5/10
The Black-Market
18 May 2006
Warning: Spoilers
An interesting but ultimately average melodrama where manufacturers of counterfeit medicinal products make an idealistic girl who works at a pharmacy to be the innocent bystander who pays the price. This was the sort of ultra-gritty movies that Warner Bros. was churning out a mile a minute, and for the lack of gloss and nifty cinematic presentation they made up for in droves with the subject matters they took on -- something no one was doing at the time. It's surprising that the Code didn't step in to evaluate this crime-drama, but given the fact that any bad behavior is more or less curtailed and there is an obvious moral to the story, the end-result was this short little B-movie.

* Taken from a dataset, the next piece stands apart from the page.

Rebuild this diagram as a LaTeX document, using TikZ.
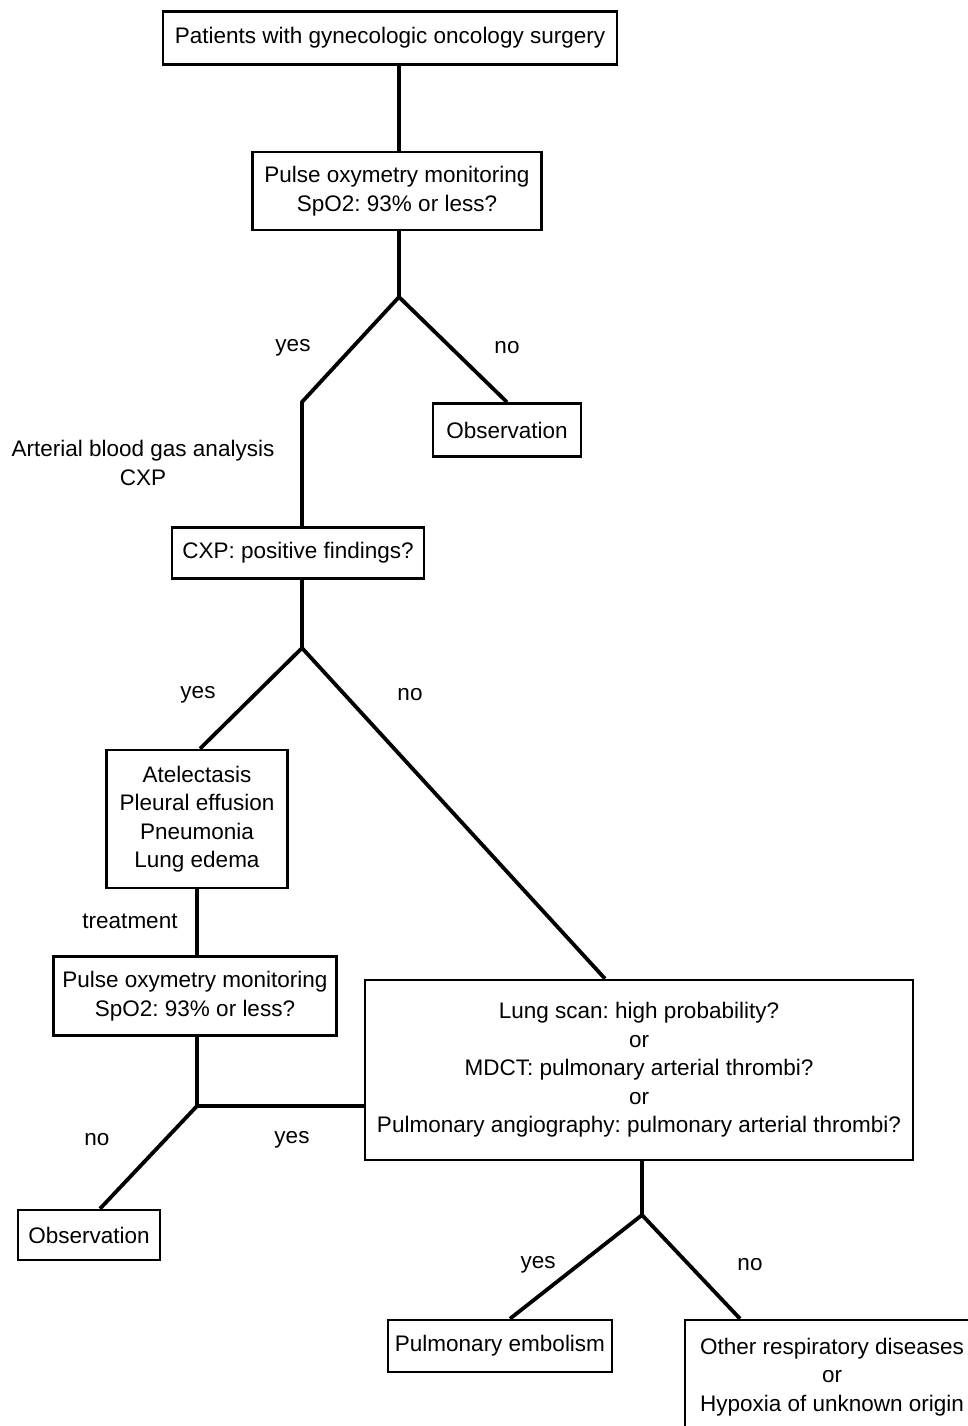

THE BIG SHAKEDOWN is, as much of the movies of its time from Warners, a bare-bones plot that moves quite rapidly and focuses less on the actors than on getting from point A to point B in breakneck time. Some mildly disturbing scenes involve a vat of hydrochloric acid and a man falling into it, and Bette Davis' rather bland reaction to her character's miscarriage (and her unbelieably swift ability to bounce back, as if nothing had happened). It's a hoot (for me) to watch Glenda Farrell play her usual gangster's moll as she burns a path right down her lines -- the woman definitely had some talent in being able to enunciate just under four hundred words a minute!